What products are the best fresh vs frozen vs canned vegetables and fruits.
Fresh fruit and veg are those that are either ripened on the vine and sold straight away (eg tomatoes) or ripened post-harvest in transit (eg bananas).
Plants absorb the majority of their nutrients from the soil in the early stages of growth, and can continue to synthesise macronutrients and micronutrients after they’re harvested. So, is freshly picked food always the most nutritious option?
It depends. Much of the food’s nutritional value is down to the soil content, so if you’re buying local and organic, and consuming shortly after harvest or ripening, then yes, this is the way to consume your fruit and vegetables to ensure maximum nutrition.
EAT: Anything you’ve grown yourself, or organic produce from your local farmers’ market.
Freezing ‘locks in’ freshness, right? Well, that is determined by the food and the processes used in production.
As a rule, frozen fruit and veg are ripened and undergo minimal processing before freezing, though some are blanched in hot water to deactivate enzymes that can alter nutritional state, colour, smell and flavour.
Frozen fruit and veg can be as nutritional as fresh goods. In fact, if you’re not eating the freshest food, frozen could be the way to go.
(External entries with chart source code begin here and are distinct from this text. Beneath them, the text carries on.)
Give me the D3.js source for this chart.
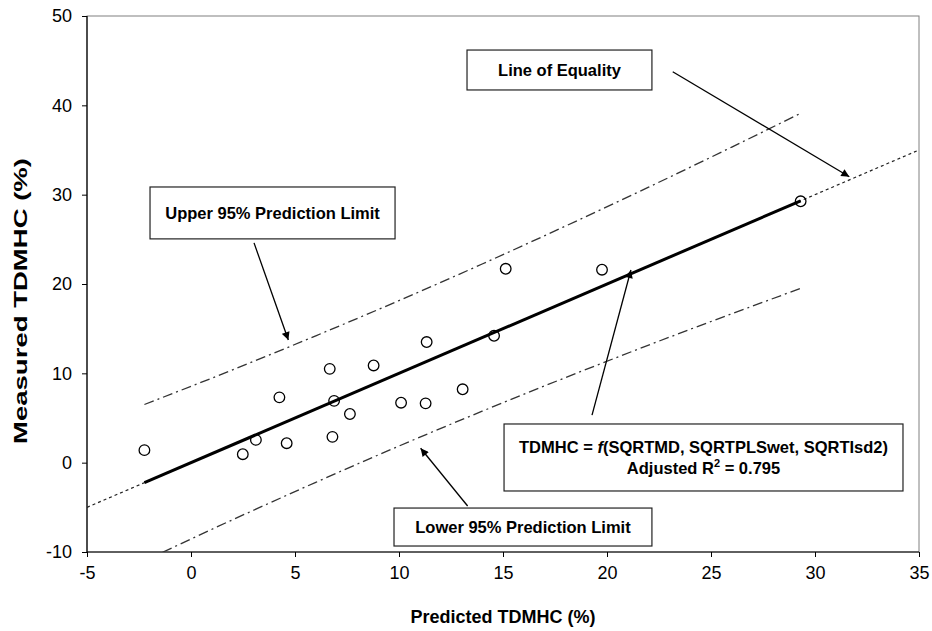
<!DOCTYPE html>
<html>
<head>
<meta charset="utf-8">
<script src="https://cdn.jsdelivr.net/npm/d3@7"></script>
<style>
  html, body { margin: 0; padding: 0; background: #fff; }
  svg { display: block; font-family: "Liberation Sans", Arial, sans-serif; }
</style>
</head>
<body>
<svg id="chart" width="932" height="631"></svg>
<script>
// ---- data ----
const predicted = [-2.24, 2.49, 3.12, 4.25, 4.60, 6.67, 6.80, 6.88, 7.64, 8.78, 10.10, 11.28, 11.33, 13.06, 14.57, 15.13, 19.76, 29.31];
const measured  = [ 1.40, 0.95, 2.55, 7.31, 2.18, 10.50, 2.89, 6.92, 5.45, 10.88, 6.71, 6.64, 13.50, 8.21, 14.20, 21.70, 21.60, 29.26];

const fitX = [-2.24, 29.31];
const fitY = [-2.24, 29.31];

const equalityX = [-5, 35];
const equalityY = [-5, 35];

const limitX     = [-2.24, 2, 6, 10, 14, 18, 22, 26, 29.31];
const upperLimit = [6.51, 10.39, 14.20, 18.14, 22.24, 26.48, 30.84, 35.33, 39.11];
const lowerLimit = [-10.99, -6.39, -2.20, 1.86, 5.76, 9.52, 13.16, 16.67, 19.51];

const xTicks = [-5, 0, 5, 10, 15, 20, 25, 30, 35];
const yTicks = [-10, 0, 10, 20, 30, 40, 50];

const xTitle = "Predicted TDMHC (%)";
const yTitle = "Measured TDMHC (%)";

// annotations (anchored in data units)
const notes = [
  { lines: ["Line of Equality"], box: [13.27, 46.19, 22.16, 41.72], arrow: [23.16, 43.76, 31.65, 32.01] },
  { lines: ["Upper 95% Prediction Limit"], box: [-1.97, 30.86, 9.81, 25.05], arrow: [3.03, 24.6, 4.68, 13.73] },
  { lines: ["TDMHC = ", "f", "(SQRTMD, SQRTPLSwet, SQRTIsd2)"], formula: true, box: [15.05, 4.33, 34.23, -3.17], arrow: [19.28, 5.33, 21.15, 21.57] },
  { lines: ["Lower 95% Prediction Limit"], box: [9.76, -5.08, 22.16, -9.33], arrow: [13.30, -4.85, 11.04, 1.61] }
];

// ---- layout ----
const svg = d3.select("#chart");
const m = { left: 87, right: 919, top: 16, bottom: 552 };
const x = d3.scaleLinear().domain([-5, 35]).range([m.left, m.right]);
const y = d3.scaleLinear().domain([-10, 50]).range([m.bottom, m.top]);

svg.append("defs").append("clipPath").attr("id", "clip")
  .append("rect").attr("x", m.left).attr("y", m.top)
  .attr("width", m.right - m.left).attr("height", m.bottom - m.top);

const marker = svg.select("defs").append("marker")
  .attr("id", "arrow").attr("viewBox", "0 0 10 10")
  .attr("refX", 10).attr("refY", 5)
  .attr("markerWidth", 10).attr("markerHeight", 8)
  .attr("markerUnits", "userSpaceOnUse")
  .attr("orient", "auto");
marker.append("path").attr("d", "M0,0 L10,5 L0,10 Z").attr("fill", "#000");

// frame (top/right border)
svg.append("rect")
  .attr("x", m.left).attr("y", m.top)
  .attr("width", m.right - m.left).attr("height", m.bottom - m.top)
  .attr("fill", "none").attr("stroke", "#808080").attr("stroke-width", 1);

// axes
const fmt = d => String(d);
const xAxis = svg.append("g").attr("transform", `translate(0,${m.bottom})`)
  .call(d3.axisBottom(x).tickValues(xTicks).tickSize(5).tickPadding(9).tickFormat(fmt));
const yAxis = svg.append("g").attr("transform", `translate(${m.left},0)`)
  .call(d3.axisLeft(y).tickValues(yTicks).tickSize(5).tickPadding(10).tickFormat(fmt));
[xAxis, yAxis].forEach(g => {
  g.select(".domain").attr("stroke", "#000").attr("stroke-width", 1.2);
  g.selectAll(".tick line").attr("stroke", "#000");
  g.selectAll(".tick text").attr("font-size", 18).attr("fill", "#000")
    .attr("font-family", "'Liberation Sans', Arial, sans-serif");
});
yAxis.select(".domain").attr("d", `M0,${m.top}V${m.bottom}`);
xAxis.select(".domain").attr("d", `M${m.left},0H${m.right}`);

// axis titles
svg.append("text").attr("x", (m.left + m.right) / 2).attr("y", 623)
  .attr("text-anchor", "middle").attr("font-size", 18).attr("font-weight", "bold").text(xTitle);
svg.append("text").attr("transform", `translate(27,301) rotate(-90)`)
  .attr("text-anchor", "middle").attr("font-size", 18).attr("font-weight", "bold")
  .attr("textLength", 286).attr("lengthAdjust", "spacingAndGlyphs").text(yTitle);

const plot = svg.append("g").attr("clip-path", "url(#clip)");
const line = d3.line().x(d => x(d[0])).y(d => y(d[1]));

// line of equality
plot.append("path").datum(d3.zip(equalityX, equalityY)).attr("d", line)
  .attr("fill", "none").attr("stroke", "#222").attr("stroke-width", 1.2).attr("stroke-dasharray", "3,3");

// prediction limits
const curved = d3.line().x(d => x(d[0])).y(d => y(d[1])).curve(d3.curveMonotoneX);
[upperLimit, lowerLimit].forEach(arr => {
  plot.append("path").datum(d3.zip(limitX, arr)).attr("d", curved)
    .attr("fill", "none").attr("stroke", "#333").attr("stroke-width", 1.3).attr("stroke-dasharray", "10,4,2,4");
});

// fitted line
plot.append("path").datum(d3.zip(fitX, fitY)).attr("d", line)
  .attr("fill", "none").attr("stroke", "#000").attr("stroke-width", 3);

// points
plot.selectAll("circle.pt").data(d3.zip(predicted, measured)).join("circle")
  .attr("class", "pt").attr("cx", d => x(d[0])).attr("cy", d => y(d[1])).attr("r", 5.3)
  .attr("fill", "none").attr("stroke", "#000").attr("stroke-width", 1.3);

// annotations
notes.forEach(n => {
  const [x0, y0, x1, y1] = n.box;
  const bx = x(x0), by = y(y0), bw = x(x1) - x(x0), bh = y(y1) - y(y0);
  const [ax0, ay0, ax1, ay1] = n.arrow;
  svg.append("line").attr("x1", x(ax0)).attr("y1", y(ay0)).attr("x2", x(ax1)).attr("y2", y(ay1))
    .attr("stroke", "#000").attr("stroke-width", 1.3).attr("marker-end", "url(#arrow)");
  svg.append("rect").attr("x", bx).attr("y", by).attr("width", bw).attr("height", bh)
    .attr("fill", "#fff").attr("stroke", "#222").attr("stroke-width", 1.2);
  const cx = bx + bw / 2;
  if (n.formula) {
    const t1 = svg.append("text").attr("x", cx).attr("y", by + bh / 2 - 4)
      .attr("text-anchor", "middle").attr("font-size", 16.5).attr("font-weight", "bold");
    t1.append("tspan").text(n.lines[0]);
    t1.append("tspan").attr("font-style", "italic").text(n.lines[1]);
    t1.append("tspan").text(n.lines[2]);
    const t2 = svg.append("text").attr("x", cx).attr("y", by + bh / 2 + 17)
      .attr("text-anchor", "middle").attr("font-size", 16.5).attr("font-weight", "bold");
    t2.append("tspan").text("Adjusted R");
    t2.append("tspan").attr("font-size", 11).attr("dy", -7).text("2");
    t2.append("tspan").attr("dy", 7).text(" = 0.795");
  } else {
    svg.append("text").attr("x", cx).attr("y", by + bh / 2 + 6)
      .attr("text-anchor", "middle").attr("font-size", 16.5).attr("font-weight", "bold").text(n.lines[0]);
  }
});
</script>
</body>
</html>
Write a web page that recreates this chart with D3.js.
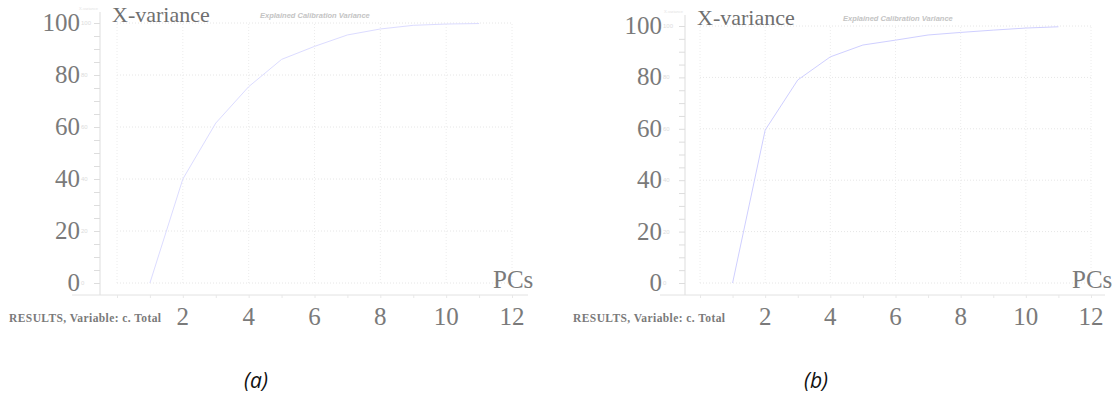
<!DOCTYPE html>
<html><head><meta charset="utf-8">
<script src="https://cdn.jsdelivr.net/npm/d3@7/dist/d3.min.js"></script>
<style>
body{margin:0;background:#fff;}
svg{display:block;}
</style></head>
<body><svg id="c" width="1118" height="405"></svg>
<script>
const pcs = [1,2,3,4,5,6,7,8,9,10,11];
const varianceA = [0,40,61.5,75.5,86,91,95.4,97.7,99.1,99.6,99.8];
const varianceB = [0,59.5,79,88,92.6,94.5,96.5,97.5,98.4,99.2,99.7];
const yTicks = [0,20,40,60,80,100];
const xTicks = [2,4,6,8,10,12];
const panelLabels = ["(a)","(b)"];
const yTitle = "X-variance";
const xTitle = "PCs";
const chartTitle = "Explained Calibration Variance";
const footer = "RESULTS, Variable: c. Total";

const svg = d3.select("#c");
const serif = "'Liberation Serif','DejaVu Serif',serif";

function panel(values, L, label){
  const g = svg.append("g");
  const x = d3.scaleLinear().domain([0,12]).range([L.x0, L.x12]);
  const y = d3.scaleLinear().domain([0,100]).range([L.y0, L.y100]);
  // grid
  g.selectAll(".hg").data(yTicks).join("line")
    .attr("x1", x(0)).attr("x2", x(12)).attr("y1", d=>y(d)).attr("y2", d=>y(d))
    .attr("stroke","#e6e6e6").attr("stroke-dasharray","1,2");
  g.selectAll(".vg").data([0].concat(xTicks)).join("line")
    .attr("x1", d=>x(d)).attr("x2", d=>x(d)).attr("y1", y(0)).attr("y2", y(100))
    .attr("stroke","#ececec").attr("stroke-dasharray","1,2");
  // y axis
  const ya = g.append("g").attr("transform",`translate(${L.ax},0)`)
    .call(d3.axisLeft(y).tickValues(d3.range(0,101,5)).tickSize(6).tickFormat(""));
  ya.select(".domain").attr("stroke","#dddddd").attr("d",`M0,${L.y100-11}V${L.xaxisY}`);
  ya.selectAll(".tick line").attr("stroke","#dddddd");
  // x axis
  const xa = g.append("g").attr("transform",`translate(0,${L.xaxisY})`)
    .call(d3.axisBottom(x).tickValues(d3.range(0,13,1)).tickSize(3).tickFormat(""));
  xa.select(".domain").attr("stroke","#e2e2e2").attr("d",`M${L.xaxStart},0H${L.xaxEnd}`);
  xa.selectAll(".tick line").attr("stroke","#e8e8e8");
  // y tick labels
  g.selectAll(".yl").data(yTicks).join("text")
    .attr("x", L.ax-L.ylOff).attr("y", d=>y(d)+8).attr("text-anchor","end")
    .attr("font-family",serif).attr("font-size",25).attr("fill","#7a7a7a").text(d=>d);
  g.selectAll(".yls").data(yTicks).join("text")
    .attr("x", L.ax-L.ylOff+1).attr("y", d=>y(d)+2).attr("text-anchor","start")
    .attr("font-family","Arial,sans-serif").attr("font-size",6).attr("fill","#dcdcdc").text(d=>d);
  // x tick labels
  g.selectAll(".xl").data(xTicks).join("text")
    .attr("x", d=>x(d)).attr("y", L.xaxisY+30).attr("text-anchor","middle")
    .attr("font-family",serif).attr("font-size",25).attr("fill","#7a7a7a").text(d=>d);
  // line
  const line = d3.line().x((d,i)=>x(pcs[i])).y(d=>y(d));
  g.append("path").datum(values).attr("d",line).attr("fill","none")
    .attr("stroke",L.lineColor).attr("stroke-width",1);
  // titles
  g.append("text").attr("x",L.ax-2).attr("y",L.y100-13).attr("text-anchor","end").attr("font-family","Arial,sans-serif")
    .attr("font-size",4).attr("fill","#e4e4e4").text(yTitle);
  g.append("text").attr("x",L.ax+12).attr("y",L.y100-1).attr("font-family",serif)
    .attr("font-size",22).attr("fill","#6f6f6f").text(yTitle);
  g.append("text").attr("x",L.titleX).attr("y",L.y100-5).attr("font-family","'Liberation Sans',Arial,sans-serif")
    .attr("font-size",7.5).attr("font-style","italic").attr("font-weight","bold").attr("fill","#c4c4c4").text(chartTitle);
  g.append("text").attr("x",L.pcsX).attr("y",L.y0+5).attr("font-family",serif)
    .attr("font-size",25).attr("fill","#7a7a7a").text(xTitle);
  g.append("text").attr("x",L.footX).attr("y",L.xaxisY+27).attr("font-family",serif)
    .attr("font-size",11.5).attr("font-weight","bold").attr("fill","#7a7a7a")
    .attr("textLength",152).attr("lengthAdjust","spacing").text(footer);
  g.append("text").attr("x",L.labX).attr("y",388).attr("text-anchor","middle")
    .attr("font-family","'Open Sans','Liberation Sans',sans-serif").attr("font-style","italic")
    .attr("font-size",21).attr("fill","#111").text(label);
}

panel(varianceA, {ax:100, ylOff:20, x0:117, x12:512, y0:283, y100:23, xaxisY:295, xaxStart:72, xaxEnd:528,
  titleX:260, pcsX:493, footX:9, labX:256, lineColor:"#dcdcff"}, panelLabels[0]);
panel(varianceB, {ax:685, ylOff:23, x0:700, x12:1091, y0:283, y100:26, xaxisY:295, xaxStart:660, xaxEnd:1105,
  titleX:843, pcsX:1072, footX:573, labX:816, lineColor:"#cfcfff"}, panelLabels[1]);
</script></body></html>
In a study, fresh peas were found to lose 15 per cent of their vitamin C after seven days when stored in the fridge, and 60 per cent when stored at room temperature. However, when frozen, they only lost 10 per cent after 12 months.
EAT: Opt for frozen peas and stock up with frozen berries for postrun smoothies. Frozen spinach is a great option if you find those leafy greens wilting in the back of your fridge.
Tinned fruit and veg tend to have a bad reputation. Some tinned foods undergo a lot of processing to lengthen their shelf lives, such as blanching and the addition of salt, syrup or additives.
These processes can also affect nutrients, particularly water-soluble nutrients such as vitamin C.
And some tins are lined with bisphenol-A (BPA), a chemical associated with an increased risk of cancer, so opt for BPA-free tins when possible.
But there are instances where tinned is best. The heating process used in preserving tinned tomatoes makes the antioxidant lycopene more bioavailable.
EAT: Tinned tomatoes are great for cooking up a postrun stew or curry. Tins of pulses such as cannellini beans, chickpeas and lentils tend to undergo minimal processing and, therefore, retain their nutrients.
The bioavailability of nutrients we consume differs from food to food, with some benefiting from these processing methods and others suffering.
Freezing and canning have their pros and cons, which can vary depending on the food. The bottom line is that packing your diet with a variety of vegetables is hugely beneficial, however you’re sourcing them.
Nothing beats the nutrient density (and tastiness) of grow-your-own freshness, but for convenience and health rolled into one, frozen is often a great option.